11. 4, 5. _Could nourish in the sun's domain Her mighty youth with
morning._ This phrase seems to have some analogy to that of Milton in
his _Areopagitica_: 'Methinks I see in my mind a noble and puissant
nation rousing herself like a strong man after sleep and shaking her
invincible locks. Methinks I see her as an eagle muing her mighty youth,
and kindling her undazzled eyes at the full mid-day beam--purging and
unsealing her long-abused sight at the fountain itself of heavenly
radiance.'
11. 7, 8. _The curse of Cain Light on his head_, &c. An imprecation
against the critic of Keats's _Endymion_ in the _Quarterly Review_: see
especially p. 39, &c. The curse of Cain was that he should be 'a
fugitive and a vagabond,' as well as unsuccessful in tilling the soil.

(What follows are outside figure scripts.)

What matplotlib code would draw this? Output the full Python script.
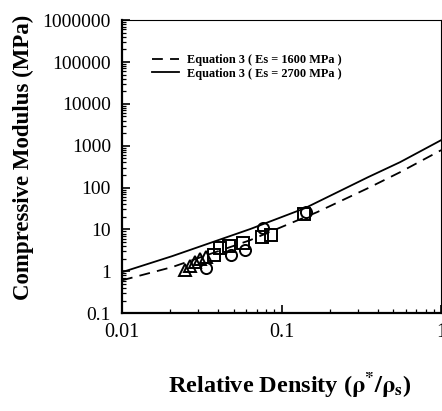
import matplotlib
matplotlib.use("Agg")
import matplotlib.pyplot as plt
from matplotlib.ticker import FuncFormatter, LogLocator

plt.rcParams['font.family'] = ['Liberation Serif', 'DejaVu Serif']
plt.rcParams['mathtext.fontset'] = 'stix'

tri_x = [0.0248, 0.0267, 0.0287, 0.0308, 0.0336]
tri_y = [1.06, 1.33, 1.65, 1.95, 2.18]
sq_x = [0.0377, 0.0412, 0.0469, 0.0573, 0.0755, 0.0859, 0.138]
sq_y = [2.43, 3.57, 3.99, 4.70, 6.54, 7.30, 23.2]
circ_x = [0.0336, 0.0483, 0.0590, 0.0766, 0.1425]
circ_y = [1.19, 2.43, 3.20, 10.7, 25.9]

# Equation 3 curves
eq_x = [0.01, 0.0206, 0.0635, 0.140, 0.348, 0.553, 1.0]
eq_soft_x = [0.01, 0.0206, 0.0635, 0.167, 0.348, 0.553, 1.0]
eq_soft_y = [0.61, 1.26, 5.54, 25.9, 96.9, 233, 783]      # Es = 1600 MPa
eq_stiff_y = [0.954, 2.30, 10.2, 32.2, 177, 405, 1358]    # Es = 2700 MPa

fig = plt.figure(figsize=(4.42, 4.11), dpi=100)
ax = fig.add_axes([0.276, 0.238, 0.722, 0.713])

ax.plot(eq_soft_x, eq_soft_y, 'k--', lw=1.3, dashes=(6, 4),
        label='Equation 3 ( Es = 1600 MPa )')
ax.plot(eq_x, eq_stiff_y, 'k-', lw=1.3,
        label='Equation 3 ( Es = 2700 MPa )')

mk = dict(ls='none', mfc='none', mec='black', mew=1.4, ms=8)
ax.plot(tri_x, tri_y, marker='^', **mk)
ax.plot(sq_x, sq_y, marker='s', **mk)
ax.plot(circ_x, circ_y, marker='o', **mk)

ax.set_xscale('log')
ax.set_yscale('log')
ax.set_xlim(0.01, 1)
ax.set_ylim(0.1, 1e6)

fmt = FuncFormatter(lambda v, p: ('%g' % v) if v < 1 else '%d' % round(v))
ax.xaxis.set_major_formatter(fmt)
ax.yaxis.set_major_formatter(fmt)
ax.yaxis.set_major_locator(LogLocator(base=10, numticks=10))
ax.yaxis.set_minor_locator(LogLocator(base=10, subs=range(2, 10), numticks=20))

ax.tick_params(which='both', direction='in')
ax.tick_params(axis='y', labelsize=14, pad=8)
ax.tick_params(axis='x', labelsize=14.5, pad=7)
ax.tick_params(which='major', length=6, width=1.2)
ax.tick_params(which='minor', length=3, width=0.9)
for s in ['left', 'bottom']:
    ax.spines[s].set_linewidth(1.6)
for s in ['top', 'right']:
    ax.spines[s].set_linewidth(0.8)

ax.set_xlabel(r'Relative Density ($\mathbf{\rho^{*}/\rho_{s}}$)', fontsize=17.5,
              fontweight='bold')
ax.xaxis.set_label_coords(0.525, -0.195)
ax.set_ylabel('Compressive Modulus (MPa)', fontsize=16.5, fontweight='bold')
ax.yaxis.set_label_coords(-0.275, 0.53)

leg = ax.legend(loc='upper left', bbox_to_anchor=(0.08, 0.9), frameon=False,
                prop={'size': 8.8, 'weight': 'bold'}, handlelength=2.2,
                labelspacing=0.1, handletextpad=0.6, borderaxespad=0)

fig.savefig('out.png', dpi=100)
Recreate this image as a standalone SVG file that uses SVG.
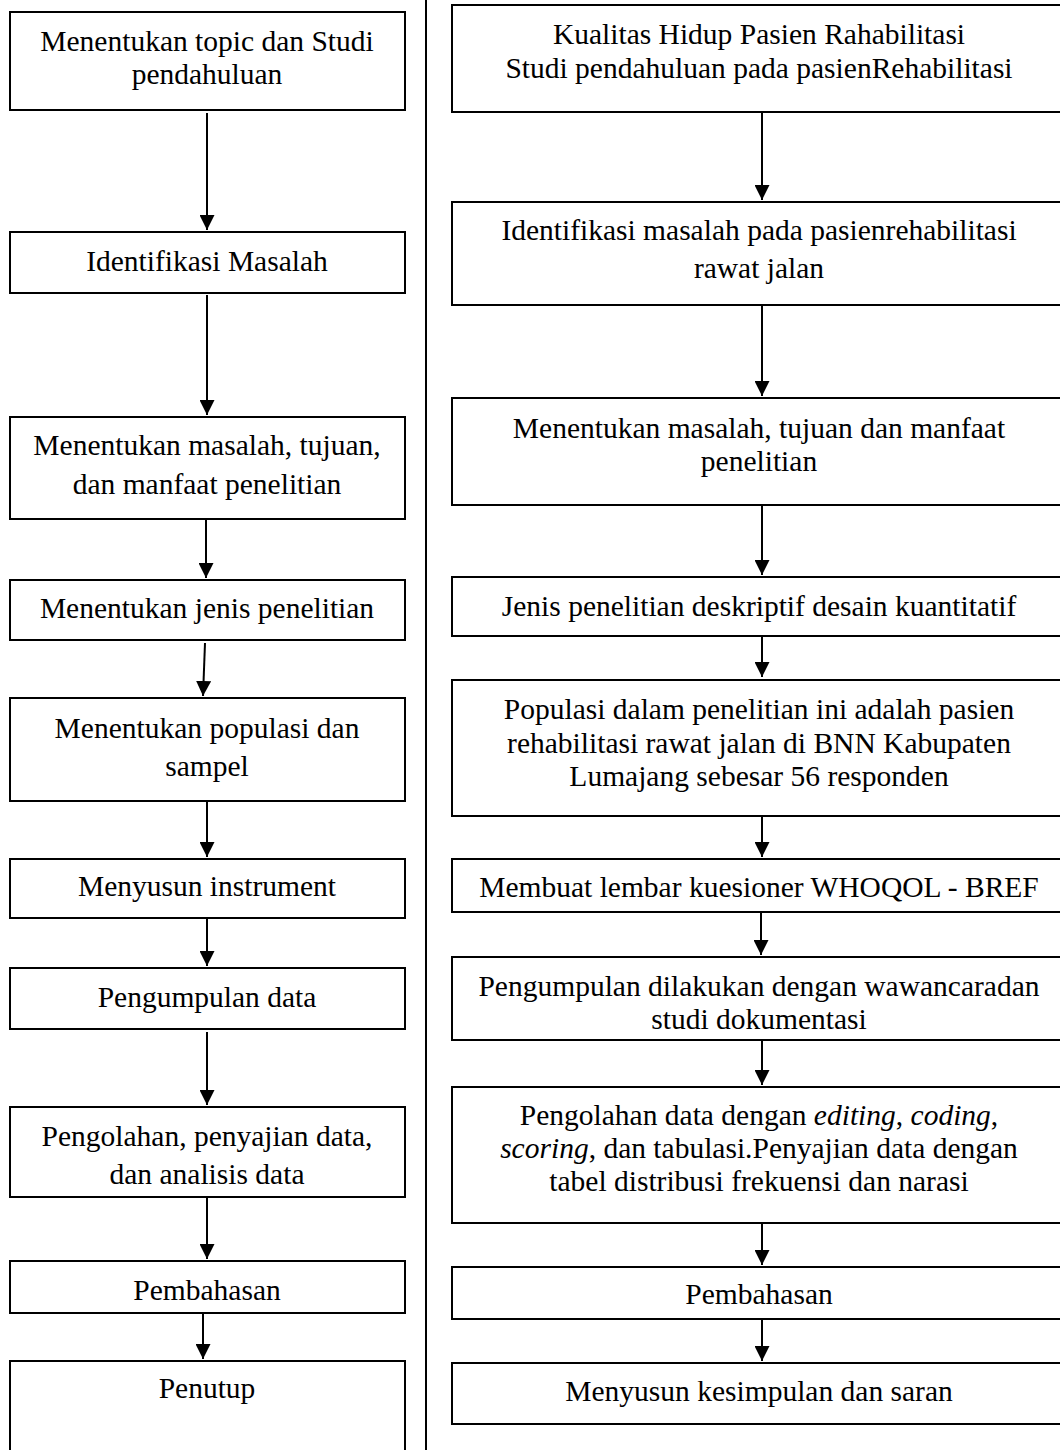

Shelley probably pays no attention to these details, but simply means
'the curse of murder.'
+Stanza 18,+ 11. 1, 2. _Ah woe is me! Winter is come and gone, But grief
returns with the revolving year_, &c. See the passage in Moschus (p.
65): 'Ah me! when the mallows wither,' &c. The phrase in Bion has also a
certain but restricted analogy to this stanza: 'Thou must again bewail
him, again must weep for him another year' (p.